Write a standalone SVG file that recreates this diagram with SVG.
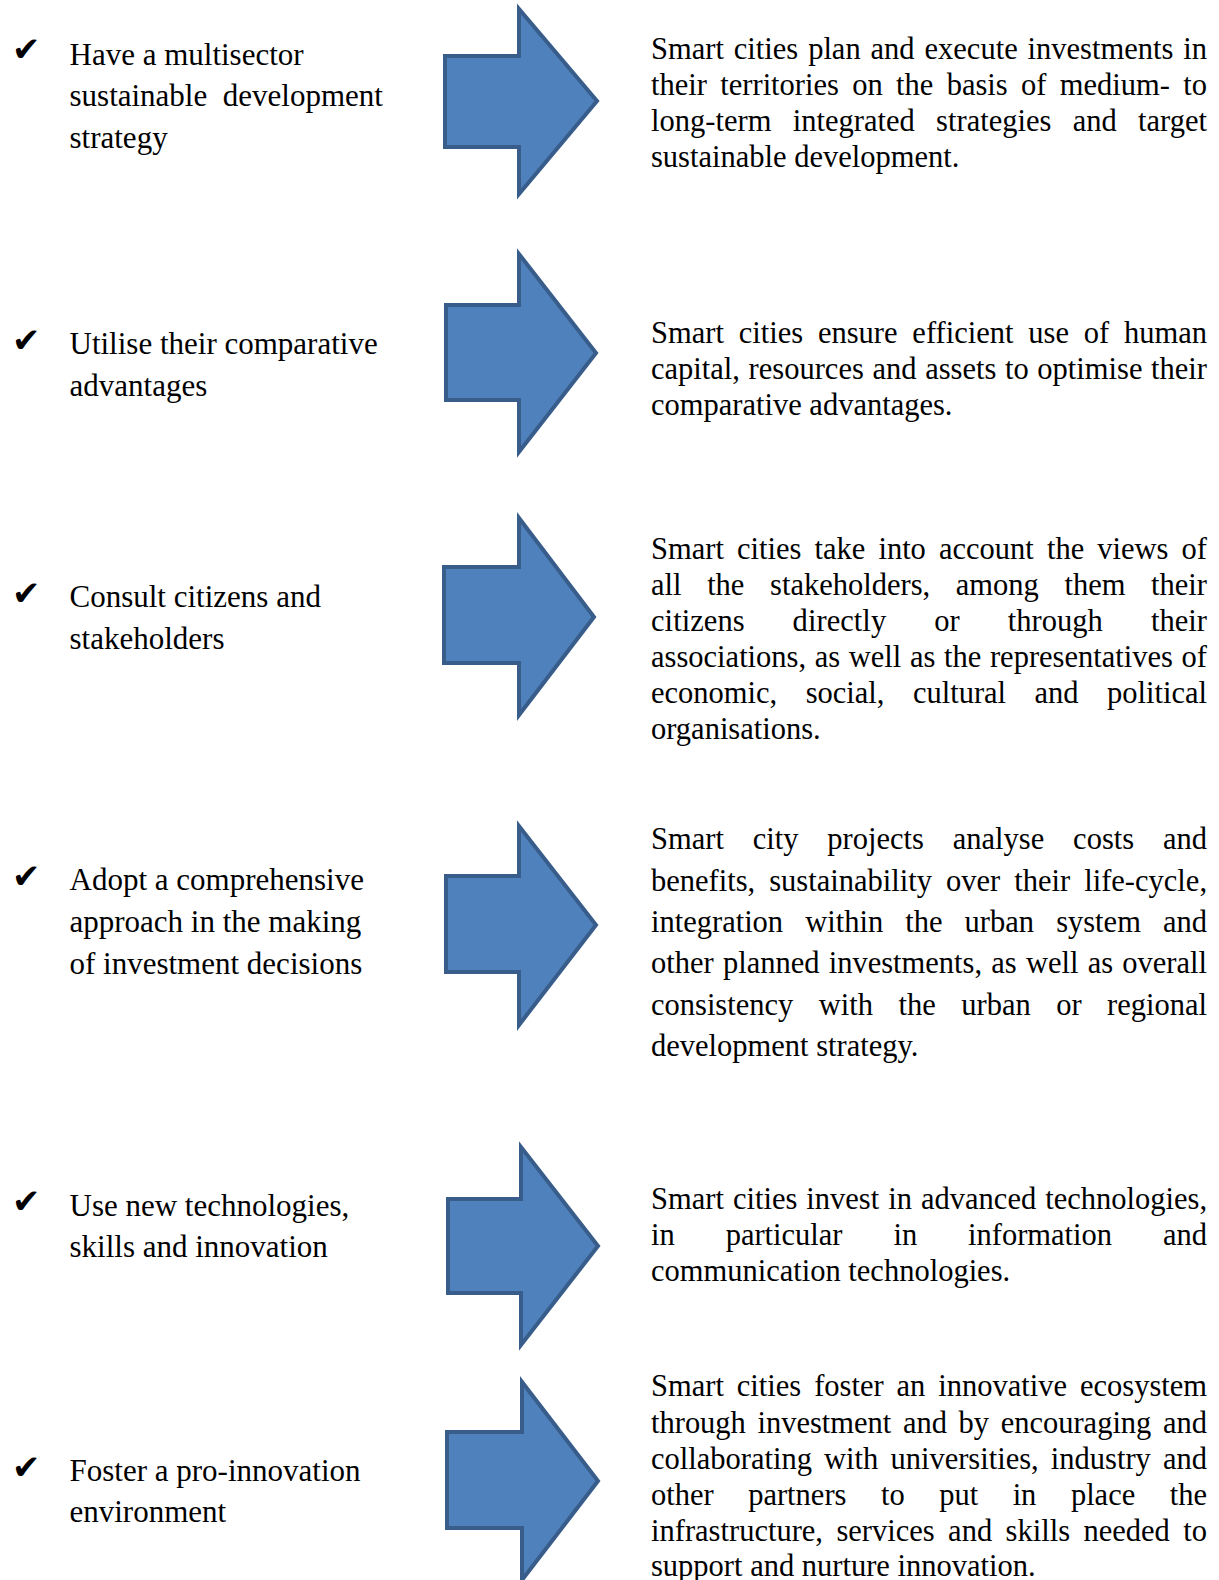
<svg xmlns="http://www.w3.org/2000/svg" width="1219" height="1580" viewBox="0 0 1219 1580">
<style>
text{font-family:"Liberation Serif","Times New Roman",serif;fill:#000}
.l{font-size:31px}
.r{font-size:30.5px}
.ck{font-family:"DejaVu Sans",sans-serif;font-size:34px}
.arrow{fill:#4F81BD;stroke:#385D8A;stroke-width:4;stroke-linejoin:miter}
</style>
<rect width="1219" height="1580" fill="#fff"/>
<g id="connectors">
<polygon class="arrow" points="445,56 519,56 519,9 597,101 519,194 519,147 445,147"/>
<polygon class="arrow" points="446,305 519,305 519,254 596,353 519,452 519,400 446,400"/>
<polygon class="arrow" points="444,567 519,567 519,518 594,617 519,715 519,663 444,663"/>
<polygon class="arrow" points="446,876 519,876 519,826 596,925 519,1025 519,972 446,972"/>
<polygon class="arrow" points="448,1199 521,1199 521,1147 598,1246 521,1345 521,1293 448,1293"/>
<polygon class="arrow" points="447,1432 522,1432 522,1382 598,1481 522,1580 522,1528 447,1528"/>
</g>
<g id="item1">
<text class="ck" x="12" y="61">✔</text>
<text class="l" x="69.5" y="65">Have a multisector</text>
<text class="l" x="69.5" y="106" xml:space="preserve">sustainable  development</text>
<text class="l" x="69.5" y="148">strategy</text>
</g>
<g id="desc1">
<text class="r" x="651" y="58.5" textLength="556" lengthAdjust="spacing" word-spacing="2.3">Smart cities plan and execute investments in</text>
<text class="r" x="651" y="94.5" textLength="556" lengthAdjust="spacing" word-spacing="5.7">their territories on the basis of medium- to</text>
<text class="r" x="651" y="130.5" textLength="556" lengthAdjust="spacing" word-spacing="13.6">long-term integrated strategies and target</text>
<text class="r" x="651" y="166.5">sustainable development.</text>
</g>
<g id="item2">
<text class="ck" x="12" y="352">✔</text>
<text class="l" x="69.5" y="354">Utilise their comparative</text>
<text class="l" x="69.5" y="396">advantages</text>
</g>
<g id="desc2">
<text class="r" x="651" y="342.5" textLength="556" lengthAdjust="spacing" word-spacing="7.1">Smart cities ensure efficient use of human</text>
<text class="r" x="651" y="378.5" textLength="556" lengthAdjust="spacing" word-spacing="1">capital, resources and assets to optimise their</text>
<text class="r" x="651" y="414.5">comparative advantages.</text>
</g>
<g id="item3">
<text class="ck" x="12" y="605">✔</text>
<text class="l" x="69.5" y="606.5">Consult citizens and</text>
<text class="l" x="69.5" y="648.5">stakeholders</text>
</g>
<g id="desc3">
<text class="r" x="651" y="559" textLength="556" lengthAdjust="spacing" word-spacing="5.5">Smart cities take into account the views of</text>
<text class="r" x="651" y="595" textLength="556" lengthAdjust="spacing" word-spacing="18">all the stakeholders, among them their</text>
<text class="r" x="651" y="631" textLength="556" lengthAdjust="spacing" word-spacing="40.3">citizens directly or through their</text>
<text class="r" x="651" y="667" textLength="556" lengthAdjust="spacing" word-spacing="1">associations, as well as the representatives of</text>
<text class="r" x="651" y="703" textLength="556" lengthAdjust="spacing" word-spacing="20.8">economic, social, cultural and political</text>
<text class="r" x="651" y="738.5">organisations.</text>
</g>
<g id="item4">
<text class="ck" x="12" y="888">✔</text>
<text class="l" x="69.5" y="890">Adopt a comprehensive</text>
<text class="l" x="69.5" y="932">approach in the making</text>
<text class="l" x="69.5" y="973.5">of investment decisions</text>
</g>
<g id="desc4">
<text class="r" x="651" y="849" textLength="556" lengthAdjust="spacing" word-spacing="21.2">Smart city projects analyse costs and</text>
<text class="r" x="651" y="890.5" textLength="556" lengthAdjust="spacing" word-spacing="6.4">benefits, sustainability over their life-cycle,</text>
<text class="r" x="651" y="932" textLength="556" lengthAdjust="spacing" word-spacing="14.5">integration within the urban system and</text>
<text class="r" x="651" y="973" textLength="556" lengthAdjust="spacing" word-spacing="1.6">other planned investments, as well as overall</text>
<text class="r" x="651" y="1014.5" textLength="556" lengthAdjust="spacing" word-spacing="17.9">consistency with the urban or regional</text>
<text class="r" x="651" y="1055.5">development strategy.</text>
</g>
<g id="item5">
<text class="ck" x="12" y="1212.5">✔</text>
<text class="l" x="69.5" y="1215.5">Use new technologies,</text>
<text class="l" x="69.5" y="1256.5">skills and innovation</text>
</g>
<g id="desc5">
<text class="r" x="651" y="1209" textLength="556" lengthAdjust="spacing" word-spacing="1.4">Smart cities invest in advanced technologies,</text>
<text class="r" x="651" y="1245" textLength="556" lengthAdjust="spacing" word-spacing="43.3">in particular in information and</text>
<text class="r" x="651" y="1281">communication technologies.</text>
</g>
<g id="item6">
<text class="ck" x="12" y="1478.5">✔</text>
<text class="l" x="69.5" y="1480.5">Foster a pro-innovation</text>
<text class="l" x="69.5" y="1521.5">environment</text>
</g>
<g id="desc6">
<text class="r" x="651" y="1396" textLength="556" lengthAdjust="spacing" word-spacing="5.3">Smart cities foster an innovative ecosystem</text>
<text class="r" x="651" y="1432.5" textLength="556" lengthAdjust="spacing" word-spacing="4">through investment and by encouraging and</text>
<text class="r" x="651" y="1468.5" textLength="556" lengthAdjust="spacing" word-spacing="4.5">collaborating with universities, industry and</text>
<text class="r" x="651" y="1505" textLength="556" lengthAdjust="spacing" word-spacing="26.9">other partners to put in place the</text>
<text class="r" x="651" y="1540.5" textLength="556" lengthAdjust="spacing" word-spacing="5.8">infrastructure, services and skills needed to</text>
<text class="r" x="651" y="1575.5">support and nurture innovation.</text>
</g>
</svg>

• [Aim]: Except for the pictures, give all the material above again verbatim.

• [The reply]:
Write a standalone SVG file that recreates this diagram with SVG.
<svg xmlns="http://www.w3.org/2000/svg" width="1219" height="1580" viewBox="0 0 1219 1580">
<style>
text{font-family:"Liberation Serif","Times New Roman",serif;fill:#000}
.l{font-size:31px}
.r{font-size:30.5px}
.ck{font-family:"DejaVu Sans",sans-serif;font-size:34px}
.arrow{fill:#4F81BD;stroke:#385D8A;stroke-width:4;stroke-linejoin:miter}
</style>
<rect width="1219" height="1580" fill="#fff"/>
<g id="connectors">
<polygon class="arrow" points="445,56 519,56 519,9 597,101 519,194 519,147 445,147"/>
<polygon class="arrow" points="446,305 519,305 519,254 596,353 519,452 519,400 446,400"/>
<polygon class="arrow" points="444,567 519,567 519,518 594,617 519,715 519,663 444,663"/>
<polygon class="arrow" points="446,876 519,876 519,826 596,925 519,1025 519,972 446,972"/>
<polygon class="arrow" points="448,1199 521,1199 521,1147 598,1246 521,1345 521,1293 448,1293"/>
<polygon class="arrow" points="447,1432 522,1432 522,1382 598,1481 522,1580 522,1528 447,1528"/>
</g>
<g id="item1">
<text class="ck" x="12" y="61">✔</text>
<text class="l" x="69.5" y="65">Have a multisector</text>
<text class="l" x="69.5" y="106" xml:space="preserve">sustainable  development</text>
<text class="l" x="69.5" y="148">strategy</text>
</g>
<g id="desc1">
<text class="r" x="651" y="58.5" textLength="556" lengthAdjust="spacing" word-spacing="2.3">Smart cities plan and execute investments in</text>
<text class="r" x="651" y="94.5" textLength="556" lengthAdjust="spacing" word-spacing="5.7">their territories on the basis of medium- to</text>
<text class="r" x="651" y="130.5" textLength="556" lengthAdjust="spacing" word-spacing="13.6">long-term integrated strategies and target</text>
<text class="r" x="651" y="166.5">sustainable development.</text>
</g>
<g id="item2">
<text class="ck" x="12" y="352">✔</text>
<text class="l" x="69.5" y="354">Utilise their comparative</text>
<text class="l" x="69.5" y="396">advantages</text>
</g>
<g id="desc2">
<text class="r" x="651" y="342.5" textLength="556" lengthAdjust="spacing" word-spacing="7.1">Smart cities ensure efficient use of human</text>
<text class="r" x="651" y="378.5" textLength="556" lengthAdjust="spacing" word-spacing="1">capital, resources and assets to optimise their</text>
<text class="r" x="651" y="414.5">comparative advantages.</text>
</g>
<g id="item3">
<text class="ck" x="12" y="605">✔</text>
<text class="l" x="69.5" y="606.5">Consult citizens and</text>
<text class="l" x="69.5" y="648.5">stakeholders</text>
</g>
<g id="desc3">
<text class="r" x="651" y="559" textLength="556" lengthAdjust="spacing" word-spacing="5.5">Smart cities take into account the views of</text>
<text class="r" x="651" y="595" textLength="556" lengthAdjust="spacing" word-spacing="18">all the stakeholders, among them their</text>
<text class="r" x="651" y="631" textLength="556" lengthAdjust="spacing" word-spacing="40.3">citizens directly or through their</text>
<text class="r" x="651" y="667" textLength="556" lengthAdjust="spacing" word-spacing="1">associations, as well as the representatives of</text>
<text class="r" x="651" y="703" textLength="556" lengthAdjust="spacing" word-spacing="20.8">economic, social, cultural and political</text>
<text class="r" x="651" y="738.5">organisations.</text>
</g>
<g id="item4">
<text class="ck" x="12" y="888">✔</text>
<text class="l" x="69.5" y="890">Adopt a comprehensive</text>
<text class="l" x="69.5" y="932">approach in the making</text>
<text class="l" x="69.5" y="973.5">of investment decisions</text>
</g>
<g id="desc4">
<text class="r" x="651" y="849" textLength="556" lengthAdjust="spacing" word-spacing="21.2">Smart city projects analyse costs and</text>
<text class="r" x="651" y="890.5" textLength="556" lengthAdjust="spacing" word-spacing="6.4">benefits, sustainability over their life-cycle,</text>
<text class="r" x="651" y="932" textLength="556" lengthAdjust="spacing" word-spacing="14.5">integration within the urban system and</text>
<text class="r" x="651" y="973" textLength="556" lengthAdjust="spacing" word-spacing="1.6">other planned investments, as well as overall</text>
<text class="r" x="651" y="1014.5" textLength="556" lengthAdjust="spacing" word-spacing="17.9">consistency with the urban or regional</text>
<text class="r" x="651" y="1055.5">development strategy.</text>
</g>
<g id="item5">
<text class="ck" x="12" y="1212.5">✔</text>
<text class="l" x="69.5" y="1215.5">Use new technologies,</text>
<text class="l" x="69.5" y="1256.5">skills and innovation</text>
</g>
<g id="desc5">
<text class="r" x="651" y="1209" textLength="556" lengthAdjust="spacing" word-spacing="1.4">Smart cities invest in advanced technologies,</text>
<text class="r" x="651" y="1245" textLength="556" lengthAdjust="spacing" word-spacing="43.3">in particular in information and</text>
<text class="r" x="651" y="1281">communication technologies.</text>
</g>
<g id="item6">
<text class="ck" x="12" y="1478.5">✔</text>
<text class="l" x="69.5" y="1480.5">Foster a pro-innovation</text>
<text class="l" x="69.5" y="1521.5">environment</text>
</g>
<g id="desc6">
<text class="r" x="651" y="1396" textLength="556" lengthAdjust="spacing" word-spacing="5.3">Smart cities foster an innovative ecosystem</text>
<text class="r" x="651" y="1432.5" textLength="556" lengthAdjust="spacing" word-spacing="4">through investment and by encouraging and</text>
<text class="r" x="651" y="1468.5" textLength="556" lengthAdjust="spacing" word-spacing="4.5">collaborating with universities, industry and</text>
<text class="r" x="651" y="1505" textLength="556" lengthAdjust="spacing" word-spacing="26.9">other partners to put in place the</text>
<text class="r" x="651" y="1540.5" textLength="556" lengthAdjust="spacing" word-spacing="5.8">infrastructure, services and skills needed to</text>
<text class="r" x="651" y="1575.5">support and nurture innovation.</text>
</g>
</svg>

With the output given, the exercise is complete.